Zweiter Hauptdarsteller im Jahnsportpark neben Brähmer war der legendäre Promoter Don King, der Glanz nach Neubrandenburg brachte und die Gastgeber ärgerte. Der 82-jährige Box-Pate mit der Starkstrom-Frisur, mit Schmuck behangen wie ein reichlich geschmückter Christbaum, wollte mit seinem Boxer partout nicht als Erster in den Ring kommen, wie es im Regelmeeting besprochen worden war. Dadurch verzögerte sich der live übertragene Kampf um rund 15 Minuten. „Kindergarten“, nannte Brähmer das Hickhack um den Einmarsch der Gladiatoren.
Vorwürfe ließen den Exzentriker King, seit rund 50 Jahren im Geschäft, kalt.
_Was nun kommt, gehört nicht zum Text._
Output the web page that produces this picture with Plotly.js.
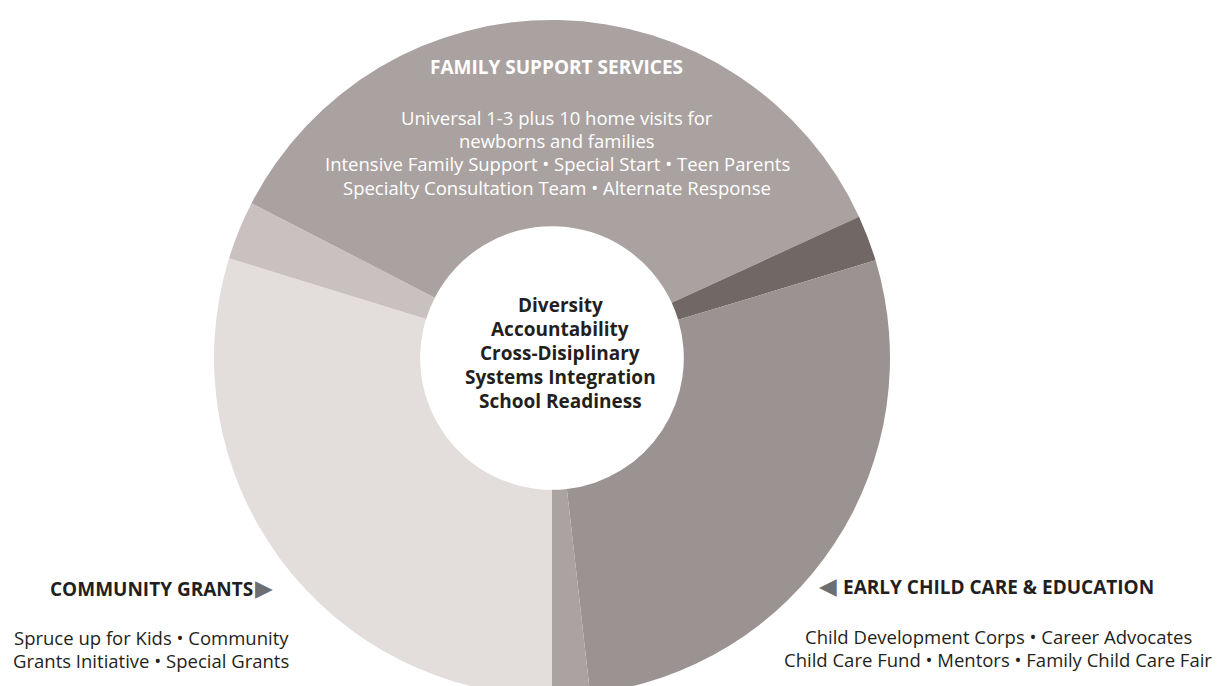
<!DOCTYPE html>
<html>
<head>
<meta charset="utf-8">
<script src="https://cdn.plot.ly/plotly-3.0.1.min.js"></script>
<style>
  html, body { margin: 0; padding: 0; background: #ffffff; overflow: hidden; }
  #chart { width: 1227px; height: 696px; }
</style>
</head>
<body>
<div id="chart"></div>
<script>
// ---- data ----
const sliceLabels = ['Community Grants', 'Community Grants (other)', 'Family Support Services', 'Family Support (other)', 'Early Child Care & Education', 'Early Child Care (other)'];
const sliceValues = [29.8, 2.8, 35.6, 2.2, 27.9, 1.8];
const sliceColors = ['#e3dedc', '#c9c1bf', '#aaa2a0', '#716866', '#9b9391', '#aba3a1'];

const familyTitle = 'FAMILY SUPPORT SERVICES';
const familyLines = ['Universal 1-3 plus 10 home visits for', 'newborns and families', 'Intensive Family Support • Special Start • Teen Parents', 'Specialty Consultation Team • Alternate Response'];
const centerLines = ['Diversity', 'Accountability', 'Cross-Disiplinary', 'Systems Integration', 'School Readiness'];
const communityTitle = 'COMMUNITY GRANTS';
const communityLines = ['Spruce up for Kids • Community', 'Grants Initiative • Special Grants'];
const earlyTitle = 'EARLY CHILD CARE & EDUCATION';
const earlyLines = ['Child Development Corps • Career Advocates', 'Child Care Fund • Mentors • Family Child Care Fair'];

// ---- geometry helpers (page pixels -> paper coords) ----
const W = 1227, H = 696, TOP = 20, PH = H - TOP;
const px = x => x / W;
const py = y => 1 - (y - TOP) / PH;
const cx = 552, R = 338;

const FONT = '"Open Sans", "Noto Sans", sans-serif';
const DARK = '#231f20';
const annotations = [];
function addText(text, x, y, size, color, xanchor, family) {
  annotations.push({
    text: text, x: px(x), y: py(y), xref: 'paper', yref: 'paper',
    xanchor: xanchor || 'center', yanchor: 'middle', showarrow: false,
    font: { family: family || FONT, size: size, color: color }
  });
}

// Family support block (white text on slice)
addText('<b>' + familyTitle + '</b>', 556, 67, 19, '#ffffff');
familyLines.forEach((t, i) => addText(t, 557, 117 + i * 23.5, 18.5, '#ffffff'));

// centre text
centerLines.forEach((t, i) => addText('<b>' + t + '</b>', 560, 305 + i * 24, 19, DARK));

// community grants
addText('<b>' + communityTitle + '</b>', 151, 589, 19, DARK);
addText('▶', 253, 588, 23, '#6d6e71', 'left', 'DejaVu Sans');
communityLines.forEach((t, i) => addText(t, 151, 637 + i * 23, 18.5, DARK));

// early child care
addText('<b>' + earlyTitle + '</b>', 998, 587, 19, DARK);
addText('◀', 839, 586, 23, '#6d6e71', 'right', 'DejaVu Sans');
earlyLines.forEach((t, i) => addText(t, 998, 636 + i * 23, 18.5, DARK));

const trace = {
  type: 'pie',
  labels: sliceLabels,
  values: sliceValues,
  sort: false,
  direction: 'clockwise',
  rotation: 180,
  hole: 0.39,
  textinfo: 'none',
  hoverinfo: 'label+percent',
  marker: { colors: sliceColors, line: { width: 0 } },
  domain: { x: [(cx - R) / W, (cx + R) / W], y: [0, 1] },
  showlegend: false
};

const layout = {
  width: W, height: H,
  margin: { l: 0, r: 0, t: TOP, b: 0, pad: 0 },
  paper_bgcolor: '#ffffff',
  plot_bgcolor: '#ffffff',
  showlegend: false,
  annotations: annotations
};

Plotly.newPlot('chart', [trace], layout, { displayModeBar: false, staticPlot: true });
</script>
</body>
</html>
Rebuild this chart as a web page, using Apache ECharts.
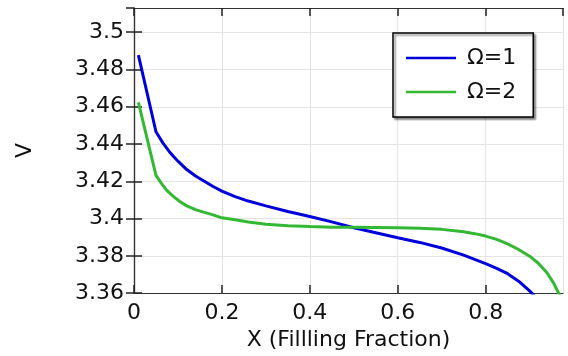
<!DOCTYPE html>
<html>
<head>
<meta charset="utf-8">
<script src="https://cdn.jsdelivr.net/npm/echarts@6/dist/echarts.min.js"></script>
<style>html,body{margin:0;padding:0;background:#fff;}#c{width:568px;height:356px;}</style>
</head>
<body>
<div id="c"></div>
<script>
var xBlue = [0.01, 0.05, 0.066, 0.08, 0.09, 0.10, 0.12, 0.14, 0.16, 0.18, 0.20, 0.23, 0.26, 0.30, 0.35, 0.40, 0.45, 0.50, 0.55, 0.60, 0.65, 0.70, 0.75, 0.80, 0.825, 0.85, 0.875, 0.90, 0.925];
var vBlue = [3.4877, 3.4466, 3.4405, 3.4360, 3.4333, 3.4308, 3.4263, 3.4228, 3.4200, 3.4172, 3.4147, 3.4118, 3.4094, 3.4068, 3.4038, 3.4011, 3.3982, 3.3951, 3.3924, 3.3897, 3.3872, 3.3842, 3.3804, 3.3758, 3.3733, 3.3704, 3.3664, 3.3612, 3.3550];
var xGreen = [0.01, 0.05, 0.062, 0.074, 0.09, 0.105, 0.12, 0.14, 0.16, 0.18, 0.20, 0.23, 0.26, 0.30, 0.35, 0.40, 0.45, 0.50, 0.55, 0.60, 0.65, 0.70, 0.75, 0.775, 0.80, 0.825, 0.85, 0.875, 0.90, 0.92, 0.94, 0.955, 0.968, 0.98];
var vGreen = [3.4624, 3.4232, 3.4190, 3.4153, 3.4118, 3.4090, 3.4068, 3.4048, 3.4033, 3.4020, 3.4004, 3.3994, 3.3982, 3.3970, 3.3962, 3.3957, 3.3954, 3.3953, 3.3952, 3.3951, 3.3948, 3.3942, 3.3929, 3.3919, 3.3906, 3.3888, 3.3864, 3.3834, 3.3798, 3.3760, 3.3708, 3.3652, 3.3590, 3.3510];
var seriesNames = ['\u03A9=1', '\u03A9=2'];
var xTicks = {min: 0, max: 0.976, interval: 0.2};
var yTicks = {min: 3.36, max: 3.513, interval: 0.02};

function pairs(xs, ys) { return xs.map(function (x, i) { return [x, ys[i]]; }); }

var font = 'DejaVu Sans';
var frameColor = '#333';
var tickStyle = {show: true, inside: true, length: 8, lineStyle: {color: '#222', width: 1.5}};
var chart = echarts.init(document.getElementById('c'), null, {renderer: 'canvas'});
chart.setOption({
  animation: false,
  backgroundColor: '#fff',
  grid: {left: 134, right: 5, top: 8, bottom: 56, containLabel: false},
  legend: {
    data: [{name: seriesNames[0], icon: 'rect'}, {name: seriesNames[1], icon: 'rect'}],
    orient: 'vertical',
    left: 393, top: 33,
    padding: [13, 17, 13, 13],
    itemWidth: 50, itemHeight: 2.5, itemGap: 10,
    backgroundColor: '#fff',
    borderColor: '#000', borderWidth: 1.5, borderRadius: 0,
    shadowColor: 'rgba(0,0,0,0.45)', shadowBlur: 2, shadowOffsetX: 2, shadowOffsetY: 2,
    textStyle: {fontFamily: font, fontSize: 22, color: '#111', lineHeight: 24, padding: [0, 0, 0, 6]}
  },
  xAxis: [{
    type: 'value', position: 'bottom',
    min: xTicks.min, max: xTicks.max, interval: xTicks.interval,
    name: 'X (Fillling Fraction)', nameLocation: 'middle', nameGap: 30,
    nameTextStyle: {fontFamily: font, fontSize: 22, color: '#111'},
    axisLine: {show: true, lineStyle: {color: frameColor, width: 1.2}},
    axisTick: tickStyle,
    axisLabel: {fontFamily: font, fontSize: 22, color: '#111', margin: 9, showMaxLabel: false},
    splitLine: {show: true, lineStyle: {color: '#e4e4e4', width: 1}}
  }, {
    type: 'value', position: 'top',
    min: xTicks.min, max: xTicks.max, interval: xTicks.interval,
    axisLine: {show: true, lineStyle: {color: frameColor, width: 1.2}},
    axisTick: tickStyle,
    axisLabel: {show: false},
    splitLine: {show: false}
  }],
  yAxis: [{
    type: 'value', position: 'left',
    min: yTicks.min, max: yTicks.max, interval: yTicks.interval,
    name: 'V', nameLocation: 'middle', nameGap: 98, nameRotate: 90,
    nameTextStyle: {fontFamily: font, fontSize: 22, color: '#111'},
    axisLine: {show: true, lineStyle: {color: frameColor, width: 1.2}},
    axisTick: tickStyle,
    axisLabel: {fontFamily: font, fontSize: 22, color: '#111', margin: 10, showMaxLabel: false},
    splitLine: {show: true, lineStyle: {color: '#e4e4e4', width: 1}}
  }, {
    type: 'value', position: 'right',
    min: yTicks.min, max: yTicks.max, interval: yTicks.interval,
    axisLine: {show: true, lineStyle: {color: frameColor, width: 1.2}},
    axisTick: tickStyle,
    axisLabel: {show: false},
    splitLine: {show: false}
  }],
  series: [{
    name: seriesNames[0], type: 'line', symbol: 'none', smooth: false,
    xAxisIndex: 0, yAxisIndex: 0,
    data: pairs(xBlue, vBlue),
    lineStyle: {color: '#0000dd', width: 3}, itemStyle: {color: '#0000dd'}
  }, {
    name: seriesNames[1], type: 'line', symbol: 'none', smooth: false,
    xAxisIndex: 0, yAxisIndex: 0,
    data: pairs(xGreen, vGreen),
    lineStyle: {color: '#33b833', width: 3}, itemStyle: {color: '#33b833'}
  }]
});
</script>
</body>
</html>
Er sortierte bei der nächtlichen Pressekonferenz seine mitgebrachten Fähnchen aus aller Herren Länder und saugte und kaute genüsslich an einer dicken Havanna-Zigarre – ohne sie je anzuzünden.
Der TV-Quote hat es keinen Abbruch getan. Im Gegenteil. Den Brähmer-Kampf sahen 2,97 Millionen Zuschauer mit einem Marktanteil, der so hoch war wie im ZDF „Wetten dass...?“: 23,1 Prozent. Auch den Kampf des Hamburgers Jack Culcay sahen 2,71 Millionen Gucker. Der 28-Jährige schlug im Halbmittelgewicht Dieudonne Belinga (Frankreich) nach Punkten und verteidigte den WBA Intercontinental Titel.